2. Analyze Online Demand and Trends
While interviews provide depth, digital signals provide breadth. Analyze how people are currently searching for solutions and discussing the problem you aim to solve. This tells you if the pain is strong enough for people to actively seek help.
- Pros:
- A quick, very low-cost way to estimate market interest and awareness.
- Search Volume Analysis reveals the exact language your audience uses—gold for your future marketing copy.
- "Social listening" helps you find unfiltered conversations and competitors.
- Cons:
- Doesn't work for truly innovative ideas where no search behavior exists yet.
- Search intent can be ambiguous; not every search indicates a desire to buy.
- Execution Tip: Use tools like Google Keyword Planner to check "problem-aware" keywords (e.g., "how to reduce employee churn"), not just "solution-aware" ones ("HR software"). Then, search those same terms in relevant Reddit communities, Quora threads, or industry forums to see how people describe their issues in their own words.
3. Launch a "Smoke Test" Landing Page
This is a classic lean validation tactic. Create a simple landing page that describes your product's value proposition as if it already exists. Then, ask for a micro-commitment, like an email address to join a waitlist.
- Pros:
- Delivers hard, quantitative data (your conversion rate) on how much your messaging resonates.
- Builds a waitlist of potential first users you can contact for interviews or at launch.
- It's cheap and fast to set up with modern website builders.
- Cons:
- An email signup is not a sale. Don't mistake a long waitlist for guaranteed revenue.
- You'll likely need a small ad budget (e.g., on LinkedIn for B2B or Instagram for B2C) to drive targeted traffic.
- Execution Tip: Keep it simple: one clear headline communicating the core benefit, a brief explanation, and a single, obvious call-to-action ("Join the Early Access Waitlist"). Drive targeted traffic; a strong sign-up rate is a very positive signal.
High-Fidelity Validation: Prototypes & Early Products
Once you have initial evidence, it's time to increase the fidelity of your tests to see if people will commit time or money.

4. Simulate Your Solution with a Concierge or Wizard of Oz MVP
Before building an automated product, deliver the value manually.
- A Concierge MVP is where you manually provide the service, and the customer knows it's a high-touch, human-powered process. If you're building a reporting tool, you create the reports by hand.
- A Wizard of Oz MVP is similar, but you create the illusion of a fully functional product.
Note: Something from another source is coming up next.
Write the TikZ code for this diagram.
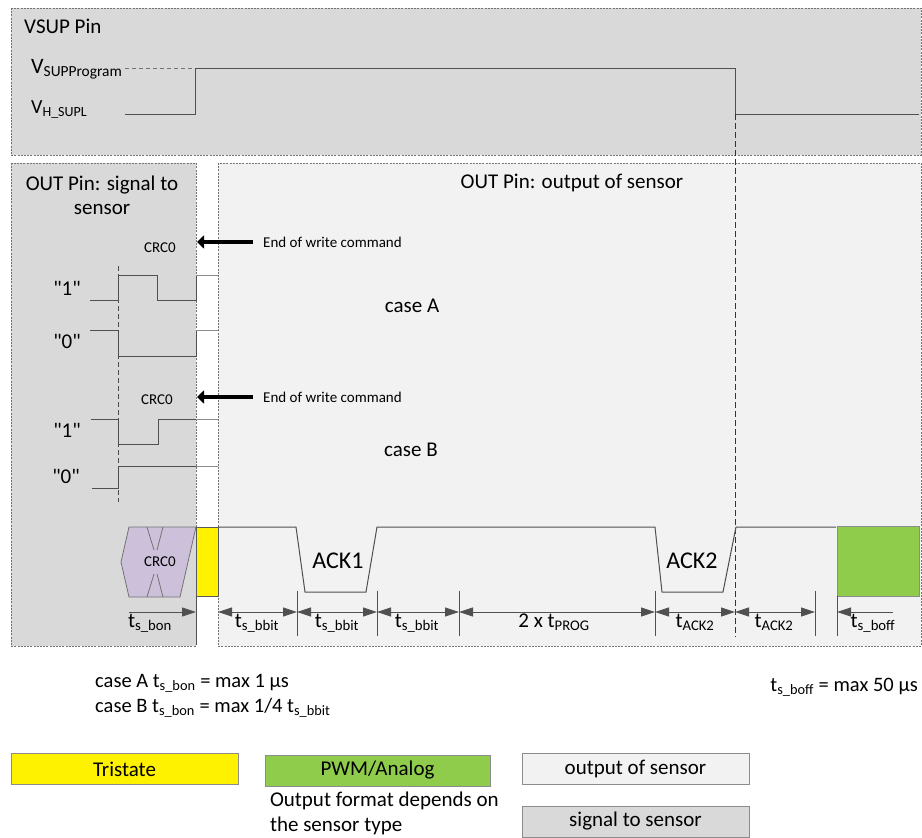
\documentclass[tikz,border=0pt]{standalone}
\usepackage{fontspec}
\setmainfont{Carlito}
\usetikzlibrary{arrows.meta,positioning,calc}

\definecolor{panelgray}{HTML}{D9D9D9}
\definecolor{panellight}{HTML}{F2F2F2}
\definecolor{crcfill}{HTML}{CCC0DA}
\definecolor{pwmgreen}{HTML}{8FCC4C}
\definecolor{wavegray}{HTML}{505050}

\begin{document}
\begin{tikzpicture}[x=1pt,y=-1pt,
  panel/.style={draw=black!55, dash pattern=on 2pt off 1.2pt, line width=0.6pt},
  wave/.style={draw=wavegray, line width=1pt},
  stub/.style={draw=black!45, line width=1pt},
  tick/.style={draw=wavegray, line width=0.9pt},
  dim/.style={{Triangle[length=14pt,width=9pt]}-{Triangle[length=14pt,width=9pt]}, draw=wavegray, line width=0.8pt},
  writearr/.style={-{Triangle[length=7pt,width=13pt]}, line width=4pt},
  lbl/.style={font=\fontsize{21}{24}\selectfont, inner sep=0pt},
  small/.style={font=\fontsize{15}{18}\selectfont, inner sep=0pt},
  tlbl/.style={font=\fontsize{21}{24}\selectfont, inner sep=0pt, anchor=base},
  note/.style={font=\fontsize{20.5}{25}\selectfont, inner sep=0pt},
  legend/.style={draw=black!45, minimum width=227pt, minimum height=31pt, inner sep=0pt,
                 font=\fontsize{21}{24}\selectfont}
]
\useasboundingbox (0,0) rectangle (922,838);

% panels
\draw[panel, fill=panelgray] (11,8) rectangle (921,155);
\draw[panel, fill=panelgray] (11,163) rectangle (196,646);
\draw[panel, fill=panellight] (218,163) rectangle (921,646);

% VSUP pin
\node[lbl, anchor=base west] (vsup) at (24,33) {VSUP Pin};
\node[anchor=base west, inner sep=0pt, font=\fontsize{22}{26}\selectfont] (vprog) at (31,73) {V\textsubscript{SUPProgram}};
\node[anchor=base west, inner sep=0pt, font=\fontsize{20}{22}\selectfont] (vhsupl) at (31,113) {V\textsubscript{H\_SUPL}};
\draw[draw=black!55, dash pattern=on 4pt off 3pt, line width=0.9pt] (125,68) -- (195,68);
\draw[wave] (125,114) -- (195,114) -- (195,68) -- (735,68) -- (735,114) -- (919,114);
\draw[draw=black!80, dash pattern=on 6pt off 3pt, line width=0.8pt] (735,114) -- (735,637);

% titles
\node[lbl, align=center] (sigtitle) at (102,195) {OUT Pin: signal to\\sensor};
\node[lbl] (outtitle) at (572,183) {OUT Pin: output of sensor};

% case A
\node[small] (crcA) at (160,248) {CRC0};
\node[small, anchor=west] (wrA) at (263,242) {End of write command};
\coordinate (tipA) at (197,242);
\draw[writearr] ([xshift=-10pt]wrA.west) -- (tipA);
\node[lbl] (oneA) at (67,288) {\textquotedbl1\textquotedbl};
\node[lbl] (zeroA) at (67,341) {\textquotedbl0\textquotedbl};
\draw[wave] (90,300) -- (118,300) -- (118,275) -- (157,275) -- (157,300) -- (196,300) -- (196,275);
\draw[stub] (196,275) -- (218,275);
\draw[wave] (90,330) -- (118,330) -- (118,356) -- (196,356) -- (196,330);
\draw[stub] (196,330) -- (218,330);
\node[lbl] (caseA) at (412,306) {case A};

% case B
\node[small] (crcB) at (157,400) {CRC0};
\node[small, anchor=west] (wrB) at (263,397) {End of write command};
\coordinate (tipB) at (197,397);
\draw[writearr] ([xshift=-10pt]wrB.west) -- (tipB);
\node[lbl] (oneB) at (67,430) {\textquotedbl1\textquotedbl};
\node[lbl] (zeroB) at (66,476) {\textquotedbl0\textquotedbl};
\draw[wave] (91,419) -- (118,419) -- (118,444) -- (158,444) -- (158,419) -- (196,419);
\draw[stub] (196,419) -- (218,419);
\draw[wave] (92,488) -- (118,488) -- (118,466) -- (196,466);
\draw[stub] (196,466) -- (218,466);
\node[lbl] (caseB) at (411,450) {case B};
\draw[draw=black!70, dash pattern=on 5pt off 3pt, line width=0.7pt] (118,266) -- (118,502);

% output sequence
\draw[draw=black!55, fill=crcfill, line width=0.8pt] (129,527) -- (196,527) -- (180,597) -- (129,597) -- (121,562) -- cycle;
\draw[draw=black!55, line width=0.8pt] (147,527) -- (154,550) (163,527) -- (157,550)
  (147,597) -- (154,574) (163,597) -- (157,574);
\node[small] (crcbit) at (160,562) {CRC0};
\draw[draw=black!65, fill=yellow, line width=0.8pt] (196,527) rectangle (218,596);
\draw[wave] (218,527) -- (296,527) -- (305,592) -- (366,592) -- (377,527) -- (655,527)
  -- (662,592) -- (723,592) -- (736,527) -- (836,527);
\draw[draw=black!45, fill=pwmgreen, line width=0.8pt] (837,526) rectangle (919,596);
\node[font=\fontsize{24}{28}\selectfont, inner sep=0pt] (ackone) at (338,561) {ACK1};
\node[font=\fontsize{24}{28}\selectfont, inner sep=0pt] (acktwo) at (692,561) {ACK2};

% timing
\draw[tick] (196,596) -- (196,645);
\draw[tick] (297,591) -- (297,636);
\draw[tick] (377,591) -- (377,636);
\draw[tick] (459,591) -- (459,636);
\draw[tick] (655,591) -- (655,636);
\draw[tick] (815,591) -- (815,636);
\draw[tick] (837,596) -- (837,636);
\coordinate (k0) at (129,612);
\coordinate (k1) at (196,612);
\coordinate (k2) at (218,612);
\coordinate (k3) at (297,612);
\coordinate (k4) at (377,612);
\coordinate (k5) at (459,612);
\coordinate (k6) at (655,612);
\coordinate (k7) at (735,612);
\coordinate (k8) at (815,612);
\coordinate (k9) at (837,612);
\coordinate (k10) at (893,612);
\draw[draw=wavegray, line width=0.8pt, -{Triangle[length=14pt,width=9pt]}] (k0) -- (k1);
\draw[dim] (k2) -- (k3);
\draw[dim] (k3) -- (k4);
\draw[dim] (k4) -- (k5);
\draw[dim] (k5) -- (k6);
\draw[dim] (k6) -- (k7);
\draw[dim] (k7) -- (k8);
\draw[draw=wavegray, line width=0.8pt, -{Triangle[length=14pt,width=9pt]}] (k10) -- (k9);
\node[tlbl] (tbon) at (150,627) {t\textsubscript{s\_bon}};
\node[tlbl] (tbbitA) at (257,627) {t\textsubscript{s\_bbit}};
\node[tlbl] (tbbitB) at (337,627) {t\textsubscript{s\_bbit}};
\node[tlbl] (tbbitC) at (417,627) {t\textsubscript{s\_bbit}};
\node[tlbl] (tprog) at (554,627) {2 x t\textsubscript{PROG}};
\node[tlbl] (tackA) at (695,627) {t\textsubscript{ACK2}};
\node[tlbl] (tackB) at (774,627) {t\textsubscript{ACK2}};
\node[tlbl] (tboff) at (873,627) {t\textsubscript{s\_boff}};

% notes
\node[note, anchor=west] (noteA) at (95,683) {case A t\textsubscript{s\_bon} = max 1 µs};
\node[note, anchor=west] (noteB) at (95,708) {case B t\textsubscript{s\_bon} = max 1/4 t\textsubscript{s\_bbit}};
\node[note, anchor=east] (noteoff) at (918,687) {t\textsubscript{s\_boff} = max 50 µs};

% legend
\node[legend, fill=yellow] (tri) at (124.5,769) {Tristate};
\node[legend, fill=pwmgreen, minimum width=225pt] (pwm) at (377.5,770.5) {PWM/Analog};
\node[legend, fill=panellight] (outleg) at (635.5,769) {output of sensor};
\node[legend, fill=panelgray] (sigleg) at (635.5,821.5) {signal to sensor};
\node[font=\fontsize{21}{25}\selectfont, inner sep=0pt, align=left, anchor=north west] (pwmnote) at ([xshift=5pt,yshift=-6pt]pwm.south west) {Output format depends on\\the sensor type};
\end{tikzpicture}
\end{document}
The customer interacts with a normal interface, unaware that a human is pulling the levers behind the scenes.
- Pros:
- The fastest way to start serving customers with nearly zero development cost.
- Provides unparalleled, direct insight into what features are truly necessary.
- Builds deep relationships and powerful case studies with your first users.
- Cons:
- Completely unscalable and requires a huge amount of founder time.
- Not suitable for products that require complex, real-time computation.